For some context, I was struggling a lot with my depression back when I was a teenager. My family would always bring me and my sibling to church every Sunday, and I’d always go to the Youth sessions. Anytime I was there, I really wanted to “be closer” to God so that He could heal my pain and suffering. I even tried Bible Study so that I could deepens my faith. And whenever I felt like I’m slacking, if I felt that my prayers weren’t enough, and I was still depressed and miserable, I blamed myself for “not being a good Christian.” Most of these were self-inflicted, but I also didn’t really have a support where I could explore my doubts in my faith because most of the people I’m surrounded with were devout Christians (my parents, people in church).
It was only after I moved away and had my own space to self-reflect that I realised…I never asked why I believed in Christianity. I didn’t really know if I really believed in God, and I was never really given a choice as my parents would take me to church every Sunday since I was little. Granted, it wasn’t their fault, but as I grew up, I realised that religion wasn’t really for me.
This is not to say that you should quit your faith. However, you have to ask yourself why you believe in that faith to really find your peace with it. It doesn’t help that your grandma expects you to keep praying and praying, so there’s that peer pressure that burdens you. There’s this expectation that is put on you to be this faithful person, and that’s really not fair. Faith should be a personal journey, and it’s no one’s business what that journey will be like.

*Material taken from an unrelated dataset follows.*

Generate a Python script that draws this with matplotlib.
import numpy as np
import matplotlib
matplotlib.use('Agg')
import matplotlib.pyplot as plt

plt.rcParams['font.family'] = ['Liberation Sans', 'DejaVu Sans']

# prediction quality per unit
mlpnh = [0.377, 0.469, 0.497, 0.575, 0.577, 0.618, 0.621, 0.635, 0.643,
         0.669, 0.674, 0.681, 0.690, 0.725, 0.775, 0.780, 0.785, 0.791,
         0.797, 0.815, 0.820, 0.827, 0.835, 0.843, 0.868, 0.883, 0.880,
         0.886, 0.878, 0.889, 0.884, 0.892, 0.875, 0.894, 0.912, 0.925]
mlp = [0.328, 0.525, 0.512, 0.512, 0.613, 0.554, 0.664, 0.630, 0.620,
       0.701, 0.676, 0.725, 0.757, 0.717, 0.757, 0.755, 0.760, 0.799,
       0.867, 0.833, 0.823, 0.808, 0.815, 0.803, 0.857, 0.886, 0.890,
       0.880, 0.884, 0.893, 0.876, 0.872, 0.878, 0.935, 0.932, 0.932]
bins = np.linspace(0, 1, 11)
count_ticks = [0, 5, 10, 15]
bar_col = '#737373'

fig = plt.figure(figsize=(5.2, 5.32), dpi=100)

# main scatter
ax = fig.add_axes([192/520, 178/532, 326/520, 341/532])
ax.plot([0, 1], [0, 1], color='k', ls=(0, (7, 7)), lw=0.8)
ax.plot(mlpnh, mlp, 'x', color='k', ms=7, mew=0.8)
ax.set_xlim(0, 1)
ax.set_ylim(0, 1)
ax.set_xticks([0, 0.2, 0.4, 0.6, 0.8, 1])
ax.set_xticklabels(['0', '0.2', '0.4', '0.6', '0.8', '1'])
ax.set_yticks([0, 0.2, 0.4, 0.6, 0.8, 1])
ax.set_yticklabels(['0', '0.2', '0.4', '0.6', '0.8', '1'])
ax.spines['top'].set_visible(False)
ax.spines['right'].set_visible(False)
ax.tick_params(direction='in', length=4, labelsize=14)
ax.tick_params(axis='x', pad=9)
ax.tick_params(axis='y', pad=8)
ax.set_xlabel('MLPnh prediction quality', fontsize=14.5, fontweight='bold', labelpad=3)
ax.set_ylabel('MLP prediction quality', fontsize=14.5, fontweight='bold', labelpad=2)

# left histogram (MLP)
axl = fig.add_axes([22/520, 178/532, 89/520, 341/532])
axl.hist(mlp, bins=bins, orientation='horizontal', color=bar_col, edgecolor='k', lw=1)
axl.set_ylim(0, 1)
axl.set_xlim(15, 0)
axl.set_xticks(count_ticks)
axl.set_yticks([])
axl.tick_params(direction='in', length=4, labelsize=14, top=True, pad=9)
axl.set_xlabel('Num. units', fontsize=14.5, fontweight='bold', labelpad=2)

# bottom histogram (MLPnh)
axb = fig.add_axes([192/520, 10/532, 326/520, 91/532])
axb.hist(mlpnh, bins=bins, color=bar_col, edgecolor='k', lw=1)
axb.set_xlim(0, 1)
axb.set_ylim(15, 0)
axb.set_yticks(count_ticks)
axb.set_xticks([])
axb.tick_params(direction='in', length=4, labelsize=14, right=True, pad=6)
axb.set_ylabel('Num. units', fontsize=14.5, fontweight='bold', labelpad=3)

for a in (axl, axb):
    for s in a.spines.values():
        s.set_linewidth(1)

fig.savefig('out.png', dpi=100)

I wish you the best, OP. I hope you get that chance and safe space to truly reflect within yourself.
Hello there,
As someone who grew up in a Christian household while struggling with mental health issues, I can relate to this post… My family especially my mum used to tell me to pray or turn to God to “help me with my problems” and whenever I was still struggling, I used to feel a lot of guilt and think I’m not a good enough as a Christian…

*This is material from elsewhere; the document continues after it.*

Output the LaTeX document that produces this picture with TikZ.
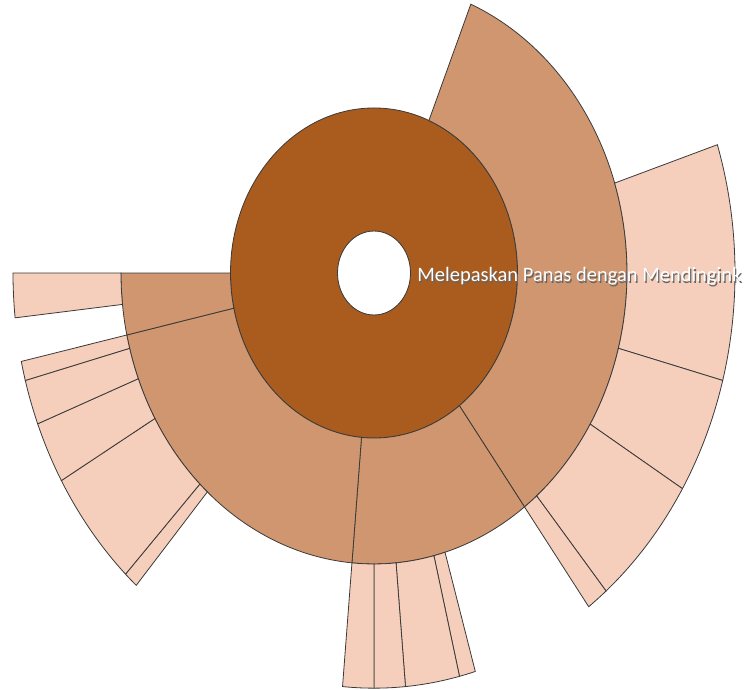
\documentclass[tikz,border=0pt]{standalone}
\usepackage{fontspec}
\setmainfont{Carlito}
\usetikzlibrary{positioning}
\definecolor{cring1}{HTML}{AA5C1E}
\definecolor{cring2}{HTML}{D0966F}
\definecolor{cring3}{HTML}{F5CFBB}
\definecolor{cedge}{HTML}{3A3A3A}
\tikzset{
  every picture/.style={line width=0.8pt},
  seg/.style={draw=cedge, fill=#1},
  seg/.default=cring3,
  lbl/.style={font=\fontsize{20.5}{24}\selectfont, text=white, anchor=base west, inner sep=0pt},
}

\begin{document}
\begin{tikzpicture}[x=1pt, y=1pt]
  \newcommand{\annseg}[5]{% fill, start, end, inner r, outer r
    \draw[seg=#1] (#2:#4) arc[start angle=#2, end angle=#3, radius=#4] -- (#3:#5) arc[start angle=#3, end angle=#2, radius=#5] -- cycle;}
  \useasboundingbox (-374,-416) rectangle (377,273);

  \begin{scope}[yscale=1.15]
    % ---- inner ring
    \draw[seg=cring1, even odd rule] (0,0) circle[radius=143.5] (0,0) circle[radius=36.5];
    % ---- second ring
    \foreach \a/\b in {67.5/-53.5, -53.5/-95, -95/-167.7, 180/192.3}
      \annseg{cring2}{\a}{\b}{143.5}{253};
    % ---- outer ring
    \foreach \a/\b in {18/-15, -15/-31.3, -31.3/-50, -50/-53.5,
                       -73.7/-76.3, -76.3/-85, -85/-90, -90/-95,
                       -131.2/-133.5, -133.5/-150, -150/-158.7, -158.7/-165, -165/-167.7,
                       180/186.2}
      \annseg{cring3}{\a}{\b}{253}{361};
  \end{scope}

  % label, cut at the plot edge
  \begin{scope}
    \clip (-374,-416) rectangle (369,273);
    \node[lbl, text=black!60] (rootshadow) at (44.3,-10) {Melepaskan Panas dengan Mendingink};
    \node[lbl] (root) at (43,-8.7) {Melepaskan Panas dengan Mendingink};
  \end{scope}
\end{tikzpicture}
\end{document}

However over time I learnt over time is that religion is a personal journey and it’s something for you to really figure out, no one can force it upon you, it’s definitely hard to not give in and feel pressured - I think what helped me is really trying out family therapy and having that avenue to express my thoughts and feelings in a controlled environment- it’s not easy, it took a lot of hard work and mutual understanding, there were many moments of angst but it was worth it in the end, my mum and the people around me started toning down
Your beliefs is yours to make and own, I hope yo u find clarity in this journey.
I totally understand you @user021571 . Practising your religion is highly personal. everyone does that in different ways. Some people visit places of worship regularly, some recite their prayers without fail, some celebrate religious festivals without fail and the list basically goes on… People cannot judge your religious beliefs using their metrics. As long as you practice your religion without fail, that shouldn’t be a problem.

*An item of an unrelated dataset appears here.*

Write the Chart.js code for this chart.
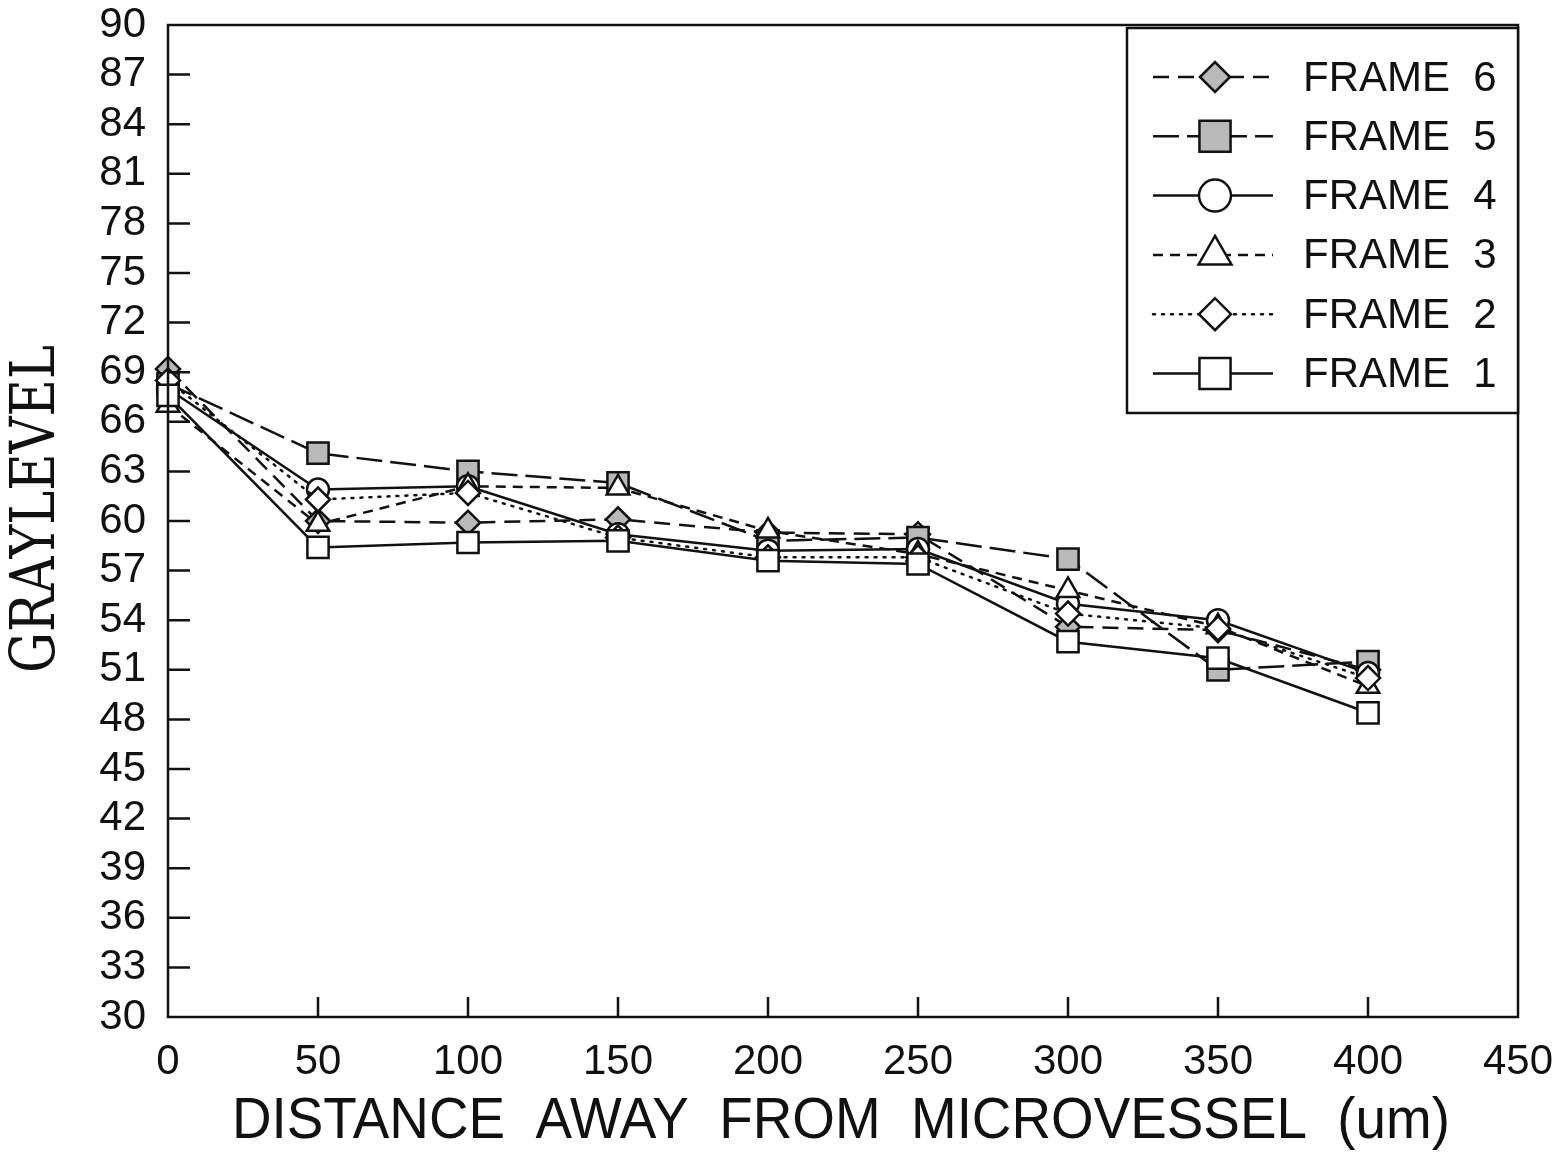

My narcissistic gran, often uses religion to guilt trip me. But, the thing is that, I am closer to god than I am with my gran. It might sound cheesy, but the fact is that, religion is what that is keeping me sane nowadays.
I also want to share an incident with you. Once when I was riding home on the mrt, I saw a gentle man doing his evening prayers in a crowded train. I was simply awestruck! Wow, kudos to him for practicing his religion to the max. ![]()
Don’t worry, choosing to have religious beliefs is highly personal. You can either believe or choose not to believe in the supernatural. Just be sure with your decision. It’s even more problematic if you are not clear about that.